• **Supplied data**:
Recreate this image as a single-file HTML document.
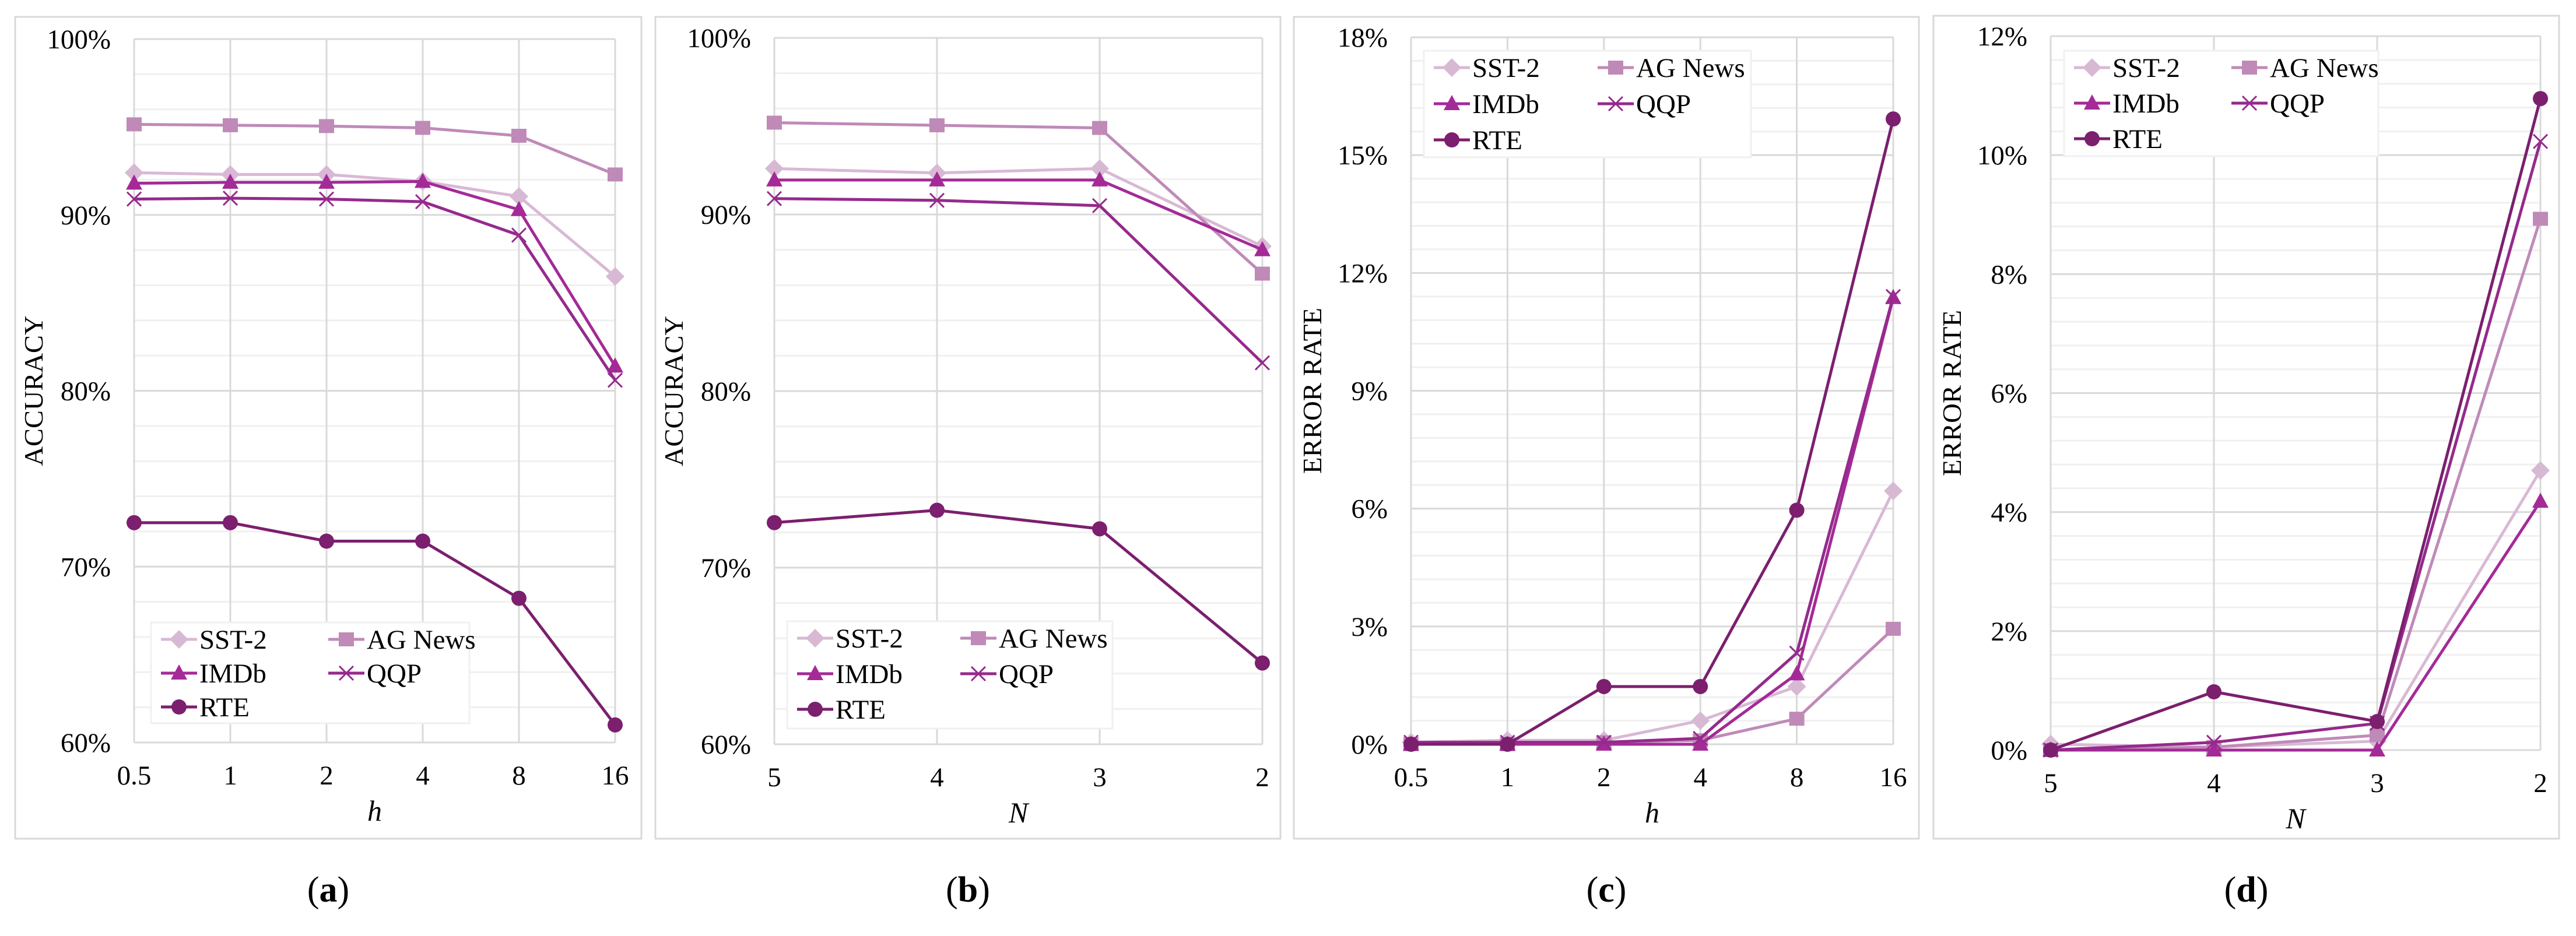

==

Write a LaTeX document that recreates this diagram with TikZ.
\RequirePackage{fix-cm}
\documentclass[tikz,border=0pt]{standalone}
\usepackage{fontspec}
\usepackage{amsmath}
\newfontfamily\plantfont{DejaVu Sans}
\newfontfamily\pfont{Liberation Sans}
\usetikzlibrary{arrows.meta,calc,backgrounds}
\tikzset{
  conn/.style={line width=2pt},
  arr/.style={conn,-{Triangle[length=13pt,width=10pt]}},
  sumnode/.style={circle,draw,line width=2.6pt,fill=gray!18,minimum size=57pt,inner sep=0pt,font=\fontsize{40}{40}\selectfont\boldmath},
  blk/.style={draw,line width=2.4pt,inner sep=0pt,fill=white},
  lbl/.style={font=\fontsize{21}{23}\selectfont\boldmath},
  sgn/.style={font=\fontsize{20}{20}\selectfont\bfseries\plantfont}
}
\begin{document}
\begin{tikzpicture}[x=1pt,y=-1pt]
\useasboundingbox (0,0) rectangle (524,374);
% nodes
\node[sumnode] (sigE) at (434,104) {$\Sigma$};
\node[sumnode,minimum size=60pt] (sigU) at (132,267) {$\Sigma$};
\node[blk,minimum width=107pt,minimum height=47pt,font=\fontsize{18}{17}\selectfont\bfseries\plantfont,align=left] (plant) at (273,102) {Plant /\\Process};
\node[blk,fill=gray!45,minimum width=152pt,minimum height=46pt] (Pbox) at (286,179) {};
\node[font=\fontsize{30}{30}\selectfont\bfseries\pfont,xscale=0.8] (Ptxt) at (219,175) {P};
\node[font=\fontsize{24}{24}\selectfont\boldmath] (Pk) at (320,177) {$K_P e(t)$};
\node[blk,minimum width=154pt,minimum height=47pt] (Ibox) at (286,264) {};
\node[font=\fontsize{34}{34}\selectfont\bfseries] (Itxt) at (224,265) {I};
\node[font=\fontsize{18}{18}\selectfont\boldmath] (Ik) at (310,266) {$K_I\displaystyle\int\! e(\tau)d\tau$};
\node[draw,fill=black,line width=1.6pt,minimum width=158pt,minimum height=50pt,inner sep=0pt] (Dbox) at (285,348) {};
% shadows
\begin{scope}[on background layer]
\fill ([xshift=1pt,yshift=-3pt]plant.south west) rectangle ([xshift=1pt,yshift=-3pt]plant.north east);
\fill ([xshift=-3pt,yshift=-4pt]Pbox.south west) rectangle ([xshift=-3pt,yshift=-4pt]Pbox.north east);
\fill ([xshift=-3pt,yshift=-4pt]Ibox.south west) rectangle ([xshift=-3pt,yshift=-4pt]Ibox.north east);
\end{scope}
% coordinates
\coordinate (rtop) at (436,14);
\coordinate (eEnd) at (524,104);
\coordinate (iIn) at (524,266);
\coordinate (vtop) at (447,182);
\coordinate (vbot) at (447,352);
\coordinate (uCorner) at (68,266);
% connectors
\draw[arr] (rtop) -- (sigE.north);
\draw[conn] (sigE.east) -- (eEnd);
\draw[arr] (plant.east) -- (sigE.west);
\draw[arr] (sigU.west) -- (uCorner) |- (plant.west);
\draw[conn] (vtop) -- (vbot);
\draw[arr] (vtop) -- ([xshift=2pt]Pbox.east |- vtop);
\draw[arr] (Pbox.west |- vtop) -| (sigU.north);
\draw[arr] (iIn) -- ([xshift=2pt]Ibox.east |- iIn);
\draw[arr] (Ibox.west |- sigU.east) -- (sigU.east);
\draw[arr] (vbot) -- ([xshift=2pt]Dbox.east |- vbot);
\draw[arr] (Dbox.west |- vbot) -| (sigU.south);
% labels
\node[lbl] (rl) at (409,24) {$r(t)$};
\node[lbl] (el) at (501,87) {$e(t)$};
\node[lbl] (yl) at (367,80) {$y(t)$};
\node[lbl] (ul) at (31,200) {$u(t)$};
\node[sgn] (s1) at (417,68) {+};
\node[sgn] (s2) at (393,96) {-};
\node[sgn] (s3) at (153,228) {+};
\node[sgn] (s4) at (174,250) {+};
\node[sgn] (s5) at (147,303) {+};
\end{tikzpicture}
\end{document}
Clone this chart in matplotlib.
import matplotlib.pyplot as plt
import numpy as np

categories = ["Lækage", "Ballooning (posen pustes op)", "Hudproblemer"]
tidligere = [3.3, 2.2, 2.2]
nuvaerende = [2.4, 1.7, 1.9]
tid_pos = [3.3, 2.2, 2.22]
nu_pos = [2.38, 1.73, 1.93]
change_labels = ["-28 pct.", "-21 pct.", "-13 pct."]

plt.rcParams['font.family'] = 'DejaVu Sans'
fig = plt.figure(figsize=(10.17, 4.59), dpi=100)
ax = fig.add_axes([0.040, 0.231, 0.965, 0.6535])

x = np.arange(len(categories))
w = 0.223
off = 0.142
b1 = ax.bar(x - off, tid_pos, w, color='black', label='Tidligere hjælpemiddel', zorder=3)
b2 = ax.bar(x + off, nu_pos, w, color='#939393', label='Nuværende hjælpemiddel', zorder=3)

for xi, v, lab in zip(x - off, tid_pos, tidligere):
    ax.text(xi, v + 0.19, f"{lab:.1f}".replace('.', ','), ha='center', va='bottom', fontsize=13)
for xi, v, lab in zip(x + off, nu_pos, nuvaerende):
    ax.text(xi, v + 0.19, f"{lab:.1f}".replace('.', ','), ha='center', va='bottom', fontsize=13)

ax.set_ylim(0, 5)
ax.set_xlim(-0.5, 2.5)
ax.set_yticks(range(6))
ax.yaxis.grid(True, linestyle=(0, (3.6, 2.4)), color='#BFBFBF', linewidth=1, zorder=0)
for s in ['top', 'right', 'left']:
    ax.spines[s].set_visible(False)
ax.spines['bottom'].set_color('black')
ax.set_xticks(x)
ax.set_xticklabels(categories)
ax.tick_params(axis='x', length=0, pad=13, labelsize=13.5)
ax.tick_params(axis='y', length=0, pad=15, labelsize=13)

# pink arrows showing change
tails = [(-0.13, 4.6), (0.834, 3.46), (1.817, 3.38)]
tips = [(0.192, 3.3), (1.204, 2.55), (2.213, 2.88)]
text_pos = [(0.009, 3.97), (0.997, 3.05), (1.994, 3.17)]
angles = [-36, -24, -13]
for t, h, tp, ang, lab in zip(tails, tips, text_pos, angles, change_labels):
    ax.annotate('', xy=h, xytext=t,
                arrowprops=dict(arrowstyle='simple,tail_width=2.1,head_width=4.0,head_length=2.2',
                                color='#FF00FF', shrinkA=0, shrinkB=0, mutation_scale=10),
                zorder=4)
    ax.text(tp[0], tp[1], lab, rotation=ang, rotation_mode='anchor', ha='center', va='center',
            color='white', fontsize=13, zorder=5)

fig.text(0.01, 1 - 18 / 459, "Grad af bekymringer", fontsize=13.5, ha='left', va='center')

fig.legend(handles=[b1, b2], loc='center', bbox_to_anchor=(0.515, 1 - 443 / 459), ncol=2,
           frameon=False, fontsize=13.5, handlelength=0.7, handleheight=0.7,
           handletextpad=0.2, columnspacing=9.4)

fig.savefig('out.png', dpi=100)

• **Exercise instructions**: From the records above, retype only the lines starting at the line that contains "Clone this chart in matplotlib." and ending at the line that contains "ax = fig.add_axes([0.040, 0.231, 0.965, 0.6535])", both included.

• **Response for this exercise**:
Clone this chart in matplotlib.
import matplotlib.pyplot as plt
import numpy as np

categories = ["Lækage", "Ballooning (posen pustes op)", "Hudproblemer"]
tidligere = [3.3, 2.2, 2.2]
nuvaerende = [2.4, 1.7, 1.9]
tid_pos = [3.3, 2.2, 2.22]
nu_pos = [2.38, 1.73, 1.93]
change_labels = ["-28 pct.", "-21 pct.", "-13 pct."]

plt.rcParams['font.family'] = 'DejaVu Sans'
fig = plt.figure(figsize=(10.17, 4.59), dpi=100)
ax = fig.add_axes([0.040, 0.231, 0.965, 0.6535])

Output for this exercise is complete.